Boston's longest-serving mayor, Thomas Michael Menino, who held the job for more than two decades until stepping aside earlier this year, has died. He was 71.
"At just after 9 a.m. this morning the Honorable Thomas M. Menino passed into eternal rest after a courageous battle with cancer. He was surrounded by his devoted wife Angela, loving family and friends," Menino spokeswoman Dot Joyce said in a statement.
Menino, who was diagnosed with cancer just a month after leaving office, "rode the support of minority communities, labor and others to election in 1993 after serving as acting mayor, ending decades of Irish domination in city politics," according to The Associated Press.
The Boston Globe called him "an old-school politician whose own smarts owed more to the streets than the college classroom."
" 'Visionaries don't get things done,' he once said, crisply separating himself from politicians who gaze at distant horizons and imagine what might be. Leaving to others the lofty rhetoric of Boston as the Athens of America, he took a decidedly ground-level view of the city on a hill, earning himself a nickname for his intense focus on the nuts and bolts of everyday life: the urban mechanic."
Member station WBUR in Boston reports:
"He could be hard-nosed in pushing for what he felt was needed, including times during his last term, when he was determined to wield the power of his office, even if from a wheelchair.
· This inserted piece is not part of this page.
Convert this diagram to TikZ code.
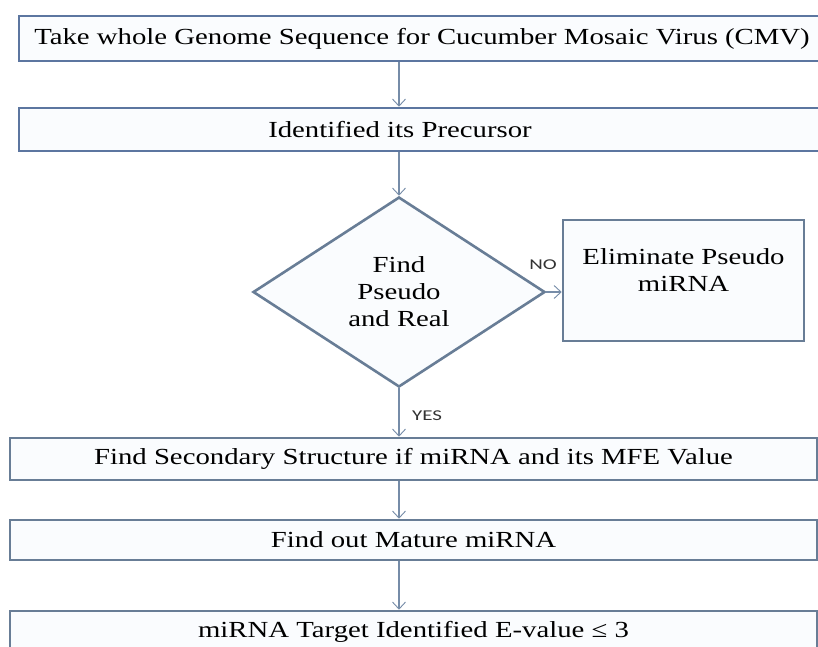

"Nowhere was that more obvious than during one of the darkest weeks in Boston's history.
"On April 15, 2013, twin explosions near the finish line of the Boston Marathon claimed the lives of three people, crippled and maimed dozens more, sending scores to Boston-area hospitals, including the Brigham and Women's where Menino himself was a patient.
"Days later, after being wheeled to the podium by his son Tommy Jr., Menino valiantly stood up, joining President Obama, Gov. Deval Patrick and 2,000 other mourners at a memorial service at The Cathedral of the Holy Cross."